Patricia Hadju: It is completely different. I had the honour of being the minister for status of women in my first position when I was first elected. And it became very clear to that we were not going to move forward on our measures to achieve gender equality if we didn’t talk about women’s economic success. And if the policies that we are putting forward – in particular, how we spend our money wasn’t being thoughtful – we weren’t being thoughtful about how it would impact women differently than men.

And so, in [the] budget of 2017 we were able to secure what we call a gender statement. It wasn’t very large, it was essentially a reflection of that fact that we needed to analyze our budget through the lens of equality. And then, this year in fact, the finance minister and the prime minister took it to the next step and decided that first of all anything that was funded, any of the programs had to have a full gender-based analysis – meaning looking at the policy through the lens of the impact it would have on women and whether women would benefit from that policy or not, or whether there would be negative consequences on women.

Secondly, then the minister for status of women and her team – Status of Women Canada – were involved in all the budget discussions. So that they were actually at the table listening and advocating for women as the finance minister and the prime minister were putting together the budget for this year.

We know that it is not perfect yet, but we are very proud of the fact that so many of the measures actually look at what are the needs of women to succeed, what are the needs of women in terms of a wide variety of perspectives, whether we are talking economy, employment, social wellness.

Sexual harassment in the workplace and the #MeToo movement 

M: How will Bill C-65 ensure that women don’t continue to face bullying, harassment, and sexual misconduct in workplaces? What are some of the next steps that the federal government will undertake to combat gender-based harassment?

PH: The first thing I would say is Bill C-65 is a piece of legislation that will set an expectation for employers in federally-regulated sectors to have a policy on harassment and sexual violence, to have a plan to respond when incidents do happen and then to support people who have experience it in the workplace. The legislation will compel employers to ensure that there [is] an alternative person in the workplace that the person experiencing harassment can go to, if they’re not comfortable with the employer themselves of their manager.

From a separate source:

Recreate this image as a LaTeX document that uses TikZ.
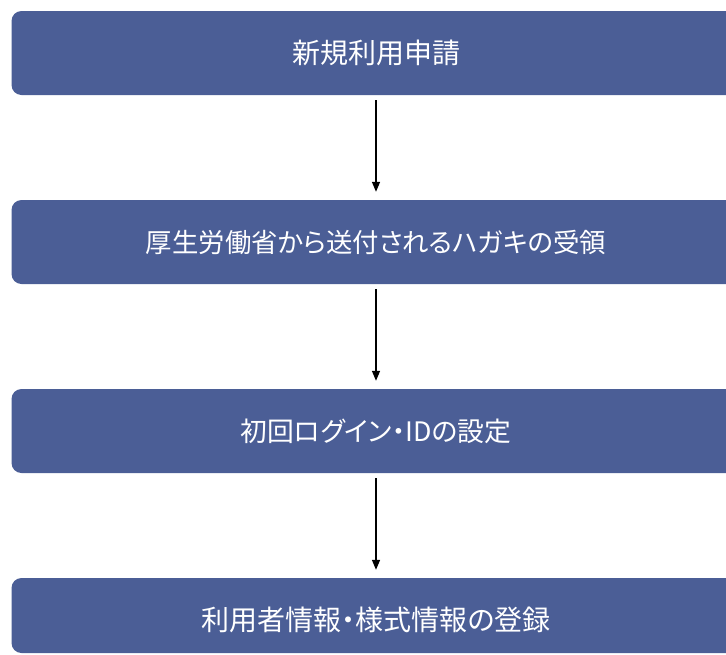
\documentclass[tikz,border=0pt]{standalone}
\usepackage{fontspec}
\newfontfamily\jpfont[RawFeature=+palt]{Noto Sans CJK JP}
\usetikzlibrary{arrows.meta}
\definecolor{boxblue}{RGB}{75,94,150}
\tikzset{
  boxtext/.style={text=white, font=\jpfont\fontsize{28pt}{32pt}\selectfont},
  stepbox/.style={boxtext, fill=boxblue, draw=none, rounded corners=10pt, minimum width=729pt, minimum height=84pt, inner sep=0pt},
  flowarrow/.style={draw=black, line width=1.5pt, -{Triangle[width=8pt,length=10pt]}, shorten <=5pt, shorten >=8pt}
}
\begin{document}
\begin{tikzpicture}[x=1pt,y=-1pt]
\useasboundingbox (0,0) rectangle (726,654);
\clip (0,0) rectangle (726,654);
\node[stepbox] (b1) at (376,53) {新規利用申請};
\node[stepbox, font=\jpfont\fontsize{26.4pt}{30pt}\selectfont] (b2) at (376,242) {厚生労働省から送付されるハガキの受領};
\node[stepbox, font=\jpfont\fontsize{26.8pt}{30pt}\selectfont] (b3) at (376,431) {初回ログイン・IDの設定};
\node[stepbox, minimum height=75pt] (b4) at (376,615.5) {};
\node[boxtext] (t4) at (376,620) {利用者情報・様式情報の登録};
\draw[flowarrow] (b1.south) -- (b2.north);
\draw[flowarrow] (b2.south) -- (b3.north);
\draw[flowarrow] (b3.south) -- (b4.north);
\end{tikzpicture}
\end{document}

But also at anytime – and this is very new – the person who is experiencing harassment, should they feel that their employer is not following that process, [can] come forward to the labour department and file a complaint, if they feel that at any point the steps have not been followed and their issue is not getting addressed in the workplace.

And historically, the legislation for the very first time includes political staff. And this is actually the piece of the legislation that is groundbreaking in that political staff have never had the same protections as other workers federally or provincially from harassment, but also from issues of other unsafe conditions in the workplace. And so, for the very first time political staff will be covered.

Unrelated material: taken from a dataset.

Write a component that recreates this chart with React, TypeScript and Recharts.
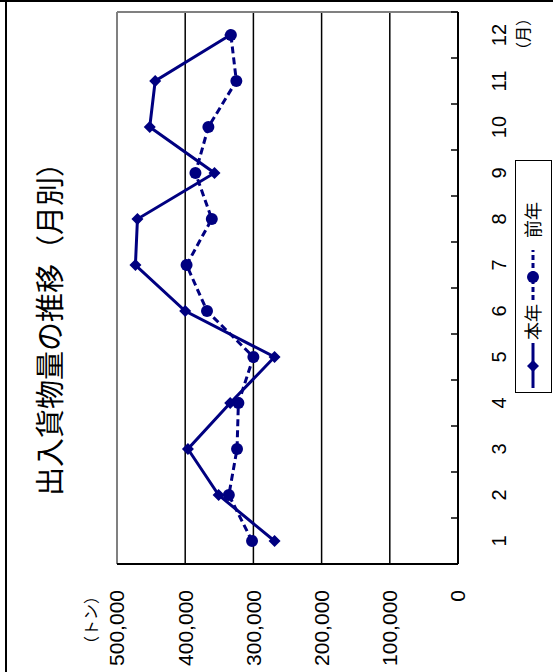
import React from 'react';
import { LineChart, Line, XAxis, YAxis, CartesianGrid, ReferenceLine, Legend } from 'recharts';

const months = [1, 2, 3, 4, 5, 6, 7, 8, 9, 10, 11, 12];
const thisYear = [269000, 351000, 396000, 334000, 269000, 400000, 473000, 470000, 357000, 452000, 444000, 334000];
const lastYear = [302000, 336000, 324000, 322000, 300000, 368000, 398000, 361000, 385000, 366000, 325000, 333000];
const valueTicks = [0, 100000, 200000, 300000, 400000, 500000];

const NAVY = '#000080';
const FONT = "'Liberation Sans', 'Noto Sans CJK JP', sans-serif";
const CJK = "'Noto Sans CJK JP', sans-serif";
const AXIS_Y = 458;
const BAND = 46;

const data = months.map((m, i) => ({ month: m, thisYear: thisYear[i], lastYear: lastYear[i] }));

const diamondPath = (cx: number, cy: number, r: number) =>
  `M${cx},${cy - r}L${cx + r},${cy}L${cx},${cy + r}L${cx - r},${cy}Z`;

const renderDiamond = (p: any) => {
  if (p.cx == null || p.cy == null) return <g key={p.index} />;
  return <path key={p.index} d={diamondPath(p.cx, p.cy, 6)} fill={NAVY} />;
};

const MonthTick = (props: any) => {
  const { x, payload } = props;
  const half = BAND / 2;
  return (
    <g>
      <line x1={x - half} x2={x - half} y1={AXIS_Y} y2={AXIS_Y - 7} stroke="#000" strokeWidth={1.5} />
      {payload.value === 12 && (
        <line x1={x + half} x2={x + half} y1={AXIS_Y} y2={AXIS_Y - 7} stroke="#000" strokeWidth={1.5} />
      )}
      <text x={x} y={AXIS_Y + 48} textAnchor="middle" fontSize={20} fill="#000" fontFamily={FONT}>
        {payload.value}
      </text>
    </g>
  );
};

const LegendBox = () => (
  <div style={{ width: 233, height: 37, border: '1.5px solid #000', boxSizing: 'border-box', background: '#fff' }}>
    <svg width={230} height={34} style={{ display: 'block' }}>
      <line x1={4} x2={49} y1={17} y2={17} stroke={NAVY} strokeWidth={3} />
      <path d={diamondPath(26, 17, 6)} fill={NAVY} />
      <text x={52} y={24} fontSize={18} fill="#000" fontFamily={CJK}>本年</text>
      <line x1={92} x2={142} y1={17} y2={17} stroke={NAVY} strokeWidth={3} strokeDasharray="5 3" />
      <circle cx={115} cy={17} r={6} fill={NAVY} />
      <text x={154} y={24} fontSize={18} fill="#000" fontFamily={CJK}>前年</text>
    </svg>
  </div>
);

export default function App() {
  return (
    <div style={{ position: 'fixed', left: 0, top: 0, width: 553, height: 672, overflow: 'hidden', background: '#fff' }}>
      <div
        style={{
          position: 'absolute',
          left: 0,
          top: 0,
          width: 672,
          height: 553,
          transformOrigin: '0 0',
          transform: 'translate(0px, 672px) rotate(-90deg)',
          fontFamily: FONT,
        }}
      >
        <LineChart width={672} height={553} data={data} margin={{ top: 117, right: 12, bottom: 35, left: 8 }}>
          <CartesianGrid vertical={false} stroke="#000" strokeWidth={1.5} />
          <XAxis
            type="number"
            dataKey="month"
            domain={[0.5, 12.5]}
            ticks={months}
            interval={0}
            tick={<MonthTick />}
            tickLine={false}
            axisLine={{ stroke: '#000', strokeWidth: 2 }}
            height={60}
          />
          <YAxis
            type="number"
            domain={[0, 500000]}
            ticks={valueTicks}
            interval={0}
            width={100}
            tickLine={false}
            tickSize={0}
            tickMargin={26}
            axisLine={{ stroke: '#000', strokeWidth: 2 }}
            tick={{ fontSize: 21, fill: '#000', fontFamily: FONT }}
            tickFormatter={(v: number) => v.toLocaleString('en-US')}
          />
          <ReferenceLine y={500000} stroke="#808080" strokeWidth={2} />
          <ReferenceLine x={12.5} stroke="#808080" strokeWidth={2} />
          <Legend
            layout="horizontal"
            verticalAlign="middle"
            align="center"
            content={<LegendBox />}
            wrapperStyle={{ position: 'absolute', left: 279, top: 515, width: 233, height: 37 }}
          />
          <Line
            name="本年"
            dataKey="thisYear"
            stroke={NAVY}
            strokeWidth={3}
            dot={renderDiamond}
            activeDot={false}
            isAnimationActive={false}
          />
          <Line
            name="前年"
            dataKey="lastYear"
            stroke={NAVY}
            strokeWidth={3}
            strokeDasharray="7 4"
            dot={{ r: 6, fill: NAVY, stroke: 'none' }}
            activeDot={false}
            isAnimationActive={false}
          />
        </LineChart>
        <svg width={672} height={553} style={{ position: 'absolute', left: 0, top: 0, pointerEvents: 'none' }}>
          <line x1={0} x2={672} y1={6} y2={6} stroke="#000" strokeWidth={2} />
          <line x1={671} x2={671} y1={0} y2={553} stroke="#000" strokeWidth={2} />
          <text x={350} y={61} textAnchor="middle" fontSize={29} fill="#000" fontFamily={CJK}>
            出入貨物量の推移（月別）
          </text>
          <text x={84} y={97} textAnchor="end" fontSize={16} fill="#000" fontFamily={CJK}>
            （トン）
          </text>
          <text x={638} y={529} textAnchor="middle" fontSize={16} fill="#000" fontFamily={CJK}>
            （月）
          </text>
        </svg>
      </div>
    </div>
  );
}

We know this is not going to solve the issue of workplace harassment. It’s a product of patriarchal culture where men design systems and largely women inhabit those systems. But we do know that it is the foundation for moving forward in an atmosphere that will reduce harassment and sexual violence and hopefully eliminate it. It is going to take all of us, though. It is going take people having those thoughtful conversations about being open to looking at new ways of thinking about things and doing things.

Young Canadians and the economy 

M: Millennials, young adults, and recent graduates are over-represented in precarious, contract, or unstable work. How will you work with [Minister of Finance Bill Morneau] to address this concern?

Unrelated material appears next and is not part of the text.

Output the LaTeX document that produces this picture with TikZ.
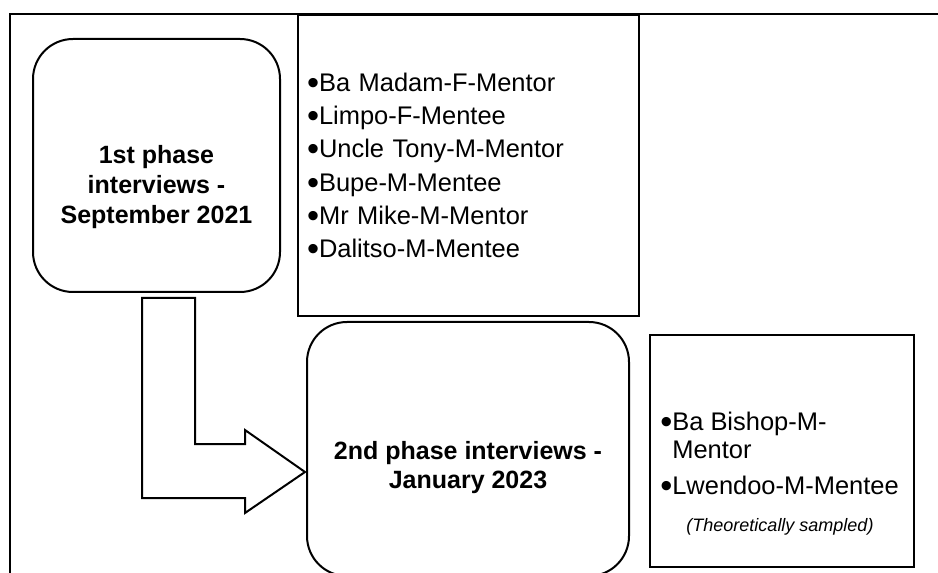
\documentclass[tikz,border=0pt]{standalone}
\usepackage{fontspec}
\setmainfont{Liberation Sans}
\usepackage{graphicx}
\usepackage{tikz}
\usetikzlibrary{positioning}
\newcommand{\itemdot}{\raisebox{-0.12em}[0pt][0pt]{\scalebox{1.35}{\textbullet}}}
\tikzstyle{phasebox}=[rectangle, rounded corners=30pt, draw, line width=1.5pt]
\tikzstyle{listbox}=[rectangle, draw, line width=1.5pt]
\tikzstyle{phasetext}=[align=center, inner sep=0pt, font=\fontsize{18.75}{22.3}\selectfont\bfseries]
\tikzstyle{listtext}=[align=left, inner sep=0pt, font=\fontsize{19.1}{25}\selectfont]
\tikzstyle{notetext}=[inner sep=0pt, font=\fontsize{13.5}{16}\selectfont\itshape]
\tikzstyle{blockarrow}=[draw, line width=1.5pt, line join=miter]

\begin{document}
\begin{tikzpicture}[x=0.75pt, y=-0.75pt] % pixel grid, y down
  \useasboundingbox (0,0) rectangle (938,573);
  \clip (0,0) rectangle (938,573);
  \draw[line width=1pt] (938,14) -- (10,14) -- (10,573);
  \node[phasebox, minimum width=185.25pt, minimum height=189.75pt] (phaseone) at (156.5,165.5) {};
  \node[phasetext] (phaseonetxt) at ([yshift=-16pt]phaseone.center)
    {1st phase\\interviews -\\September 2021};
  \node[listbox, listtext, inner xsep=6.75pt, text width=242.25pt, minimum height=225.75pt]
    (listone) at (468.5,165.5)
    {\itemdot Ba Madam-F-Mentor\\\itemdot Limpo-F-Mentee\\\itemdot Uncle Tony-M-Mentor\\
     \itemdot Bupe-M-Mentee\\\itemdot Mr Mike-M-Mentor\\\itemdot Dalitso-M-Mentee};
  \node[phasebox, minimum width=241.5pt, minimum height=190.5pt] (phasetwo) at (468,449) {};
  \node[phasetext] (phasetwotxt) at ([yshift=-14pt]phasetwo.center)
    {2nd phase interviews -\\January 2023};
  \node[listbox, minimum width=198pt, minimum height=174pt] (listtwo) at (782,451) {};
  \node[listtext, anchor=west] (bishoptxt) at (660,453)
    {\itemdot Ba Bishop-M-\\[-4pt]\hphantom{\itemdot}Mentor\\[2pt]\itemdot Lwendoo-M-Mentee};
  \node[notetext] (sampledtxt) at (780,527) {(Theoretically sampled)};
  \draw[blockarrow] (142,298) -- (195,298) -- (195,444) -- (245,444) -- (245,430)
    -- (305,472) -- (245,513) -- (245,498) -- (142,498) -- cycle;
\end{tikzpicture}
\end{document}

PH: Well I would say that the first thing that we need to do is disaggregate that statement a bit, and understand that some millennials are at risk of precarious work and others are not as much at risk. I think when we are thinking about limited funds and energy of the government, we need to be addressing really those people who are the most at risk of precarious work.

And I think we do youth a disservice when we say that all youth are at risk of precarious work because, in fact, some are on very secure pathways into careers and we actually support young people in schools. For example, we have recently increased the number of student work placements that are available to young people when they are studying STEM [disciplines].

These are paid co-op experiences with employers that often times [are] looking for new talent, so it is a bit of a match-making service. Increasing the access to affordable education through increased grants for people of lower and middle-class income – that will go a long way. Making sure that people don’t have to begin repaying their loans until they reach at least $25,000 a year. That’s a way to alleviate the burden and stress people feel, and maybe encourage young people to take the chance in themselves and study, though there may be some debt accumulated.

So there are a number of things that we can do but I think that we have to be really careful to always remember that it is those who are the most vulnerable who are going to be most at risk of precarious work – people that start university or college and don’t graduate for one reason or another and don’t end up with a certificate are going to be more vulnerable to precarious work, people who don’t enrol in post-secondary [education], and perhaps finish high school but don’t manage to enrol for financial reasons or other reasons. The longer that goes on the more they are at risk of precarious work.

Our responsibly as government is to make sure that our approach is very targeted and that it gets to the people that are the most at risk. And that is why some of the work that we have done is doubling programs like Skills Link, which works with very vulnerable young people 16 to 24, making sure that those programs across the country that young people that have dropped out of school or aren’t employed, that those programs exist, that they are working and they are designed with the person at the centre.